• Exercise prompt: Only the lines from the one with "Rebuild this chart" to the one with "const leftTicks = [0, 10, 20, 30, 40, 50];", both included, should be output, without any images.

begin Data for processing

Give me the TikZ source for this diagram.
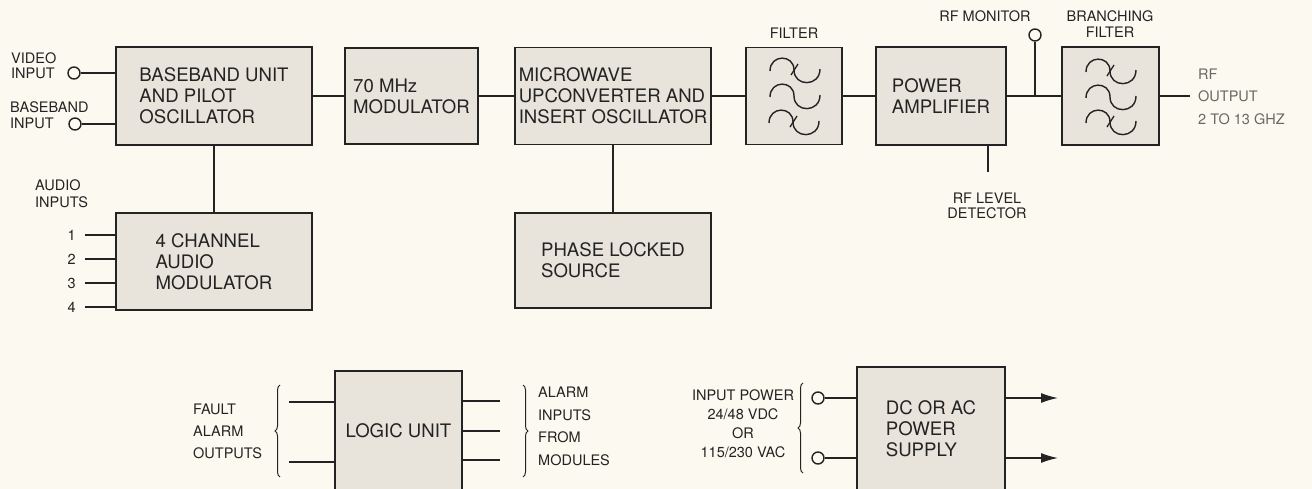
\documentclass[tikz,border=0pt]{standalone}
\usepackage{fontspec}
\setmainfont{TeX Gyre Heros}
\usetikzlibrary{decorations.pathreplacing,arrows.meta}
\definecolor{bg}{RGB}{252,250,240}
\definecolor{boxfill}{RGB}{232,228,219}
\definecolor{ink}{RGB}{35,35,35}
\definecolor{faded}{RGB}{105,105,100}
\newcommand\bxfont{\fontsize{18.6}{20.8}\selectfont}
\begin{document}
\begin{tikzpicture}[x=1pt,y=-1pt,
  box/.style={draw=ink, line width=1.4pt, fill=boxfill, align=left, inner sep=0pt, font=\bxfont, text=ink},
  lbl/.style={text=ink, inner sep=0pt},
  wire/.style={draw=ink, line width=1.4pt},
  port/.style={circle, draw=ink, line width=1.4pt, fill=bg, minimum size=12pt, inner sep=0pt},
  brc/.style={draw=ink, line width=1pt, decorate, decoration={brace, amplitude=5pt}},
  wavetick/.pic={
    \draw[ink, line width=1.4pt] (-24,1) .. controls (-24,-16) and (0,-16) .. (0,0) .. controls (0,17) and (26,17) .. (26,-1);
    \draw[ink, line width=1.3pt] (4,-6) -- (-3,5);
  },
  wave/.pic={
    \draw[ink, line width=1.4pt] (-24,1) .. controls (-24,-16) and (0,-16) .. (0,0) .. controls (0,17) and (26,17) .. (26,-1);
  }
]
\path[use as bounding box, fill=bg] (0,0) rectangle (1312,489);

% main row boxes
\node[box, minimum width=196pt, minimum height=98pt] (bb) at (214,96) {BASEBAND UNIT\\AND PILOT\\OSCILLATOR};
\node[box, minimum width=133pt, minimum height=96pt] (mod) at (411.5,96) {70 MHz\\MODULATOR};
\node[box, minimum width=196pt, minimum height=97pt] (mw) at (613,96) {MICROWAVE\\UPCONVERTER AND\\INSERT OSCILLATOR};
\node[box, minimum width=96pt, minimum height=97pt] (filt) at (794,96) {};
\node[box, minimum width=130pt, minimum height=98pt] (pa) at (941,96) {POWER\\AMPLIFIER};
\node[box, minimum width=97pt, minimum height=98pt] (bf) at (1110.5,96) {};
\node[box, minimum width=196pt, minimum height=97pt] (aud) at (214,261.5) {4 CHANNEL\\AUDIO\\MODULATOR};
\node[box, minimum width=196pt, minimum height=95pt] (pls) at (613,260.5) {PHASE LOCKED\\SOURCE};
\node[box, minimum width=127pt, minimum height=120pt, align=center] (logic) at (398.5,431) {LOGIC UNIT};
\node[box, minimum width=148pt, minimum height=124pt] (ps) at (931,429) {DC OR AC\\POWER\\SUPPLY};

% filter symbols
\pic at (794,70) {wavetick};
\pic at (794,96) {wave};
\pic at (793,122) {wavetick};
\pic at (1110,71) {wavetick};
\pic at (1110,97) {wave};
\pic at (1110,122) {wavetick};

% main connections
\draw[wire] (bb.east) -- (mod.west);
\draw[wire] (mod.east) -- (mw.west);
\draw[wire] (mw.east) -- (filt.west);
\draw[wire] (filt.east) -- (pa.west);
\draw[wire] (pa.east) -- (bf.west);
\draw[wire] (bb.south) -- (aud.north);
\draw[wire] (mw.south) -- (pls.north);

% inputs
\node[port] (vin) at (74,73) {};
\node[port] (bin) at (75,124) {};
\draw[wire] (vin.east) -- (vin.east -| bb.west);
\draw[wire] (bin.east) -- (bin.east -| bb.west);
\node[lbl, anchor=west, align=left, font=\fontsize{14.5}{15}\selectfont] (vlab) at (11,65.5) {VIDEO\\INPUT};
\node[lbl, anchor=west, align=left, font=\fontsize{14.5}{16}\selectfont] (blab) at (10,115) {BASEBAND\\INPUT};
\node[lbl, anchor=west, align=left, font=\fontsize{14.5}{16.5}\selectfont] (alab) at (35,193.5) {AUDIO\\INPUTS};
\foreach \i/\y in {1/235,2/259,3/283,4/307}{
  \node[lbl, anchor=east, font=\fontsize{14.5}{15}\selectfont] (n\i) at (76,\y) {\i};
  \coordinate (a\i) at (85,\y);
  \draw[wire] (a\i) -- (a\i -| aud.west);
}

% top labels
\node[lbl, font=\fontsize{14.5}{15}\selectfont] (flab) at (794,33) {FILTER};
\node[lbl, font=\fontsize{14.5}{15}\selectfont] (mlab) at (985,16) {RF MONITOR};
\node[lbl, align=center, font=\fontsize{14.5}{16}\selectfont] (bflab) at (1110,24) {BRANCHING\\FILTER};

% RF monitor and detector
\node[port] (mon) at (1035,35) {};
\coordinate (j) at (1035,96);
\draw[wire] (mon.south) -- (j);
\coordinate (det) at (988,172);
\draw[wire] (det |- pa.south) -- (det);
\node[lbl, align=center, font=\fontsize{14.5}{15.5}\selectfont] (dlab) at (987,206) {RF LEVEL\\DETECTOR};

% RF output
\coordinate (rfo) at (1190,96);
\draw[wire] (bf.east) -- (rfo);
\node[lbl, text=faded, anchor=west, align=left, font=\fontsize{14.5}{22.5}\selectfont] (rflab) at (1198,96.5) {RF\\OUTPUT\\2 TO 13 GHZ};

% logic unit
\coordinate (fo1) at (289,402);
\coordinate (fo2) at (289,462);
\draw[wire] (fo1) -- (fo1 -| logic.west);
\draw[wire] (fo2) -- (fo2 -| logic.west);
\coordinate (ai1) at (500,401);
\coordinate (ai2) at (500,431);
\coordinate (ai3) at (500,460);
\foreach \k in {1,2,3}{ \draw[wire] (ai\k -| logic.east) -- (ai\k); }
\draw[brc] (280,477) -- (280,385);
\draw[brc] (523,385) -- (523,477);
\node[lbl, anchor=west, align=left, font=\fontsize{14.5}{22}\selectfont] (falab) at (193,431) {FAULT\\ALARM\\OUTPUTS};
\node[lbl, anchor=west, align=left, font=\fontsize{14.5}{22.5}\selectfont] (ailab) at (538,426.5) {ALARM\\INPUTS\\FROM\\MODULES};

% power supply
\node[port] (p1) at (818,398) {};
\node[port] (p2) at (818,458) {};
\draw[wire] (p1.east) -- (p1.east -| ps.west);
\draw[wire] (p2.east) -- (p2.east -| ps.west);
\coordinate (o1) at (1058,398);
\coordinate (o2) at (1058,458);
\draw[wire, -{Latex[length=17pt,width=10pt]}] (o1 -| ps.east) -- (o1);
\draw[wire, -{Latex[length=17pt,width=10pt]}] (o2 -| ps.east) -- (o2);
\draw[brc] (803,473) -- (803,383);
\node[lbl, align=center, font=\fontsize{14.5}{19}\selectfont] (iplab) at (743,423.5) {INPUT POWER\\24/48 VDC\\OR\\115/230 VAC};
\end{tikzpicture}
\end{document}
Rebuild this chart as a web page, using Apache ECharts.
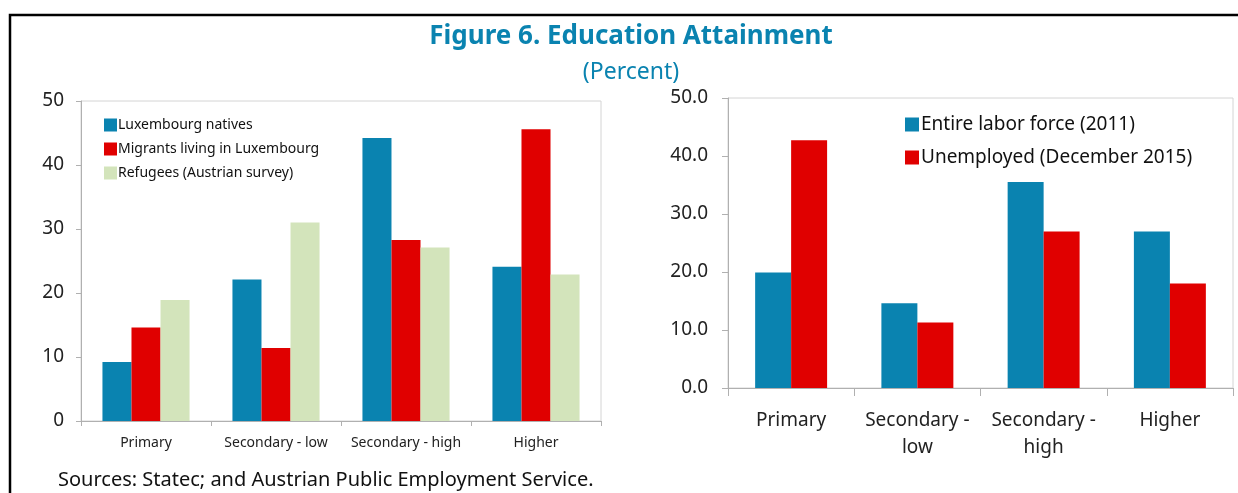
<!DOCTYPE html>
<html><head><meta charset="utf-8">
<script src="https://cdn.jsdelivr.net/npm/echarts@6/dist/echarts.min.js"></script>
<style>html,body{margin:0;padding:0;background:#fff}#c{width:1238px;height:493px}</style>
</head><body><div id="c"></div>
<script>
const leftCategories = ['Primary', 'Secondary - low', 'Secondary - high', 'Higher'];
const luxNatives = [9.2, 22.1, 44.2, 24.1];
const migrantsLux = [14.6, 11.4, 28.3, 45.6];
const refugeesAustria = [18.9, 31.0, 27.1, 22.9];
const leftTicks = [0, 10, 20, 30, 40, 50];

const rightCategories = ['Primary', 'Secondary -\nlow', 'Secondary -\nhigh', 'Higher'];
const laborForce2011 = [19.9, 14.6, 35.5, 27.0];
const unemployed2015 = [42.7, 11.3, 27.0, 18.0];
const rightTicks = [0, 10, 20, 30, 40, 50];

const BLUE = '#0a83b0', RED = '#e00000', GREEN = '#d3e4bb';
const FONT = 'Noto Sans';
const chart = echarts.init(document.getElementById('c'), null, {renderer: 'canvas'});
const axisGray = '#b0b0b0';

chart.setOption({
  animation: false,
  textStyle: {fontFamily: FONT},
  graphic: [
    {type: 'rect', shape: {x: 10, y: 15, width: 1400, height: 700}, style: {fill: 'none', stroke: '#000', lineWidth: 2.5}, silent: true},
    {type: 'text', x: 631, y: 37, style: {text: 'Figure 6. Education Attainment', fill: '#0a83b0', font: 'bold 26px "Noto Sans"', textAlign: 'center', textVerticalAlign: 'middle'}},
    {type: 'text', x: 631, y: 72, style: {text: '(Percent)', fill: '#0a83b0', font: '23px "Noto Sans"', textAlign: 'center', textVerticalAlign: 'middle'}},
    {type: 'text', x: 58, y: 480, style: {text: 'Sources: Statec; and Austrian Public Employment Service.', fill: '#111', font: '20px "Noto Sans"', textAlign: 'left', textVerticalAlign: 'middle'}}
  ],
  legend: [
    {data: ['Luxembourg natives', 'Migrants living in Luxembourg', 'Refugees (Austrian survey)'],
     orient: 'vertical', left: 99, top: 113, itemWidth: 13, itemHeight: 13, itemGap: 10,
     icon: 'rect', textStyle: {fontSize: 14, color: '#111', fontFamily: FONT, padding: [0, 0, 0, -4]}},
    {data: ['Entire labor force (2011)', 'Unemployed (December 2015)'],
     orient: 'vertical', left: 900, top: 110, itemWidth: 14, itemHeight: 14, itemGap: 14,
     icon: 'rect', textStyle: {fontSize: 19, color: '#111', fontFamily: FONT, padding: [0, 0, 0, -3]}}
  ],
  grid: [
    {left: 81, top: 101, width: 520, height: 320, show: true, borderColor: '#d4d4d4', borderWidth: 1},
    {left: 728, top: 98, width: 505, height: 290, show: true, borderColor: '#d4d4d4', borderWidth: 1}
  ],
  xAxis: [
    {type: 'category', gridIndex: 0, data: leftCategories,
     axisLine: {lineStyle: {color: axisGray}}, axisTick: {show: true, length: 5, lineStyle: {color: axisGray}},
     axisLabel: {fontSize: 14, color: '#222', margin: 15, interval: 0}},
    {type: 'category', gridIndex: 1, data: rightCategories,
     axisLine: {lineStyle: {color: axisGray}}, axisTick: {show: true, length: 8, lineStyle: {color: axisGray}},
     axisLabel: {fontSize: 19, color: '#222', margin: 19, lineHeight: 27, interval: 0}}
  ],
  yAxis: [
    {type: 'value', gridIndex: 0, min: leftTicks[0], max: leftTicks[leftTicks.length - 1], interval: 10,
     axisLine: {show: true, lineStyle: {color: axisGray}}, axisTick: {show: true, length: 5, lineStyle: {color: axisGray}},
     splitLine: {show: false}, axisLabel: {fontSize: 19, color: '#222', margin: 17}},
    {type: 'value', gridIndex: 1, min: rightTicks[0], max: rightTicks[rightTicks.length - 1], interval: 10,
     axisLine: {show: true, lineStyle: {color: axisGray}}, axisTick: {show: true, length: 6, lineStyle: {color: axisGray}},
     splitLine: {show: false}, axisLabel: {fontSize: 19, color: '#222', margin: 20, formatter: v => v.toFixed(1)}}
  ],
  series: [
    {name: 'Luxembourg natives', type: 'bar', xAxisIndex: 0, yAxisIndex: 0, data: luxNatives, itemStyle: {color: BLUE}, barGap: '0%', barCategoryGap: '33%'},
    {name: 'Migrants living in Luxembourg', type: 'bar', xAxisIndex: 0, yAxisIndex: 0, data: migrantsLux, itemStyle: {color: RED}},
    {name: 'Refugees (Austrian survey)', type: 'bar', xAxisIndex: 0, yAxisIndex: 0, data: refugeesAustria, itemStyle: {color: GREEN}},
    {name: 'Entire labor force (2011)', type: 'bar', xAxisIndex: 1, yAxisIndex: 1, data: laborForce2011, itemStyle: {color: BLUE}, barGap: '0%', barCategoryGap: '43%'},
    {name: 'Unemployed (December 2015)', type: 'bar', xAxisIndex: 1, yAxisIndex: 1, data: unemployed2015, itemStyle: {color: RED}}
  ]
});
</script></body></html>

end Data for processing

• Worked solution:
Rebuild this chart as a web page, using Apache ECharts.
<!DOCTYPE html>
<html><head><meta charset="utf-8">
<script src="https://cdn.jsdelivr.net/npm/echarts@6/dist/echarts.min.js"></script>
<style>html,body{margin:0;padding:0;background:#fff}#c{width:1238px;height:493px}</style>
</head><body><div id="c"></div>
<script>
const leftCategories = ['Primary', 'Secondary - low', 'Secondary - high', 'Higher'];
const luxNatives = [9.2, 22.1, 44.2, 24.1];
const migrantsLux = [14.6, 11.4, 28.3, 45.6];
const refugeesAustria = [18.9, 31.0, 27.1, 22.9];
const leftTicks = [0, 10, 20, 30, 40, 50];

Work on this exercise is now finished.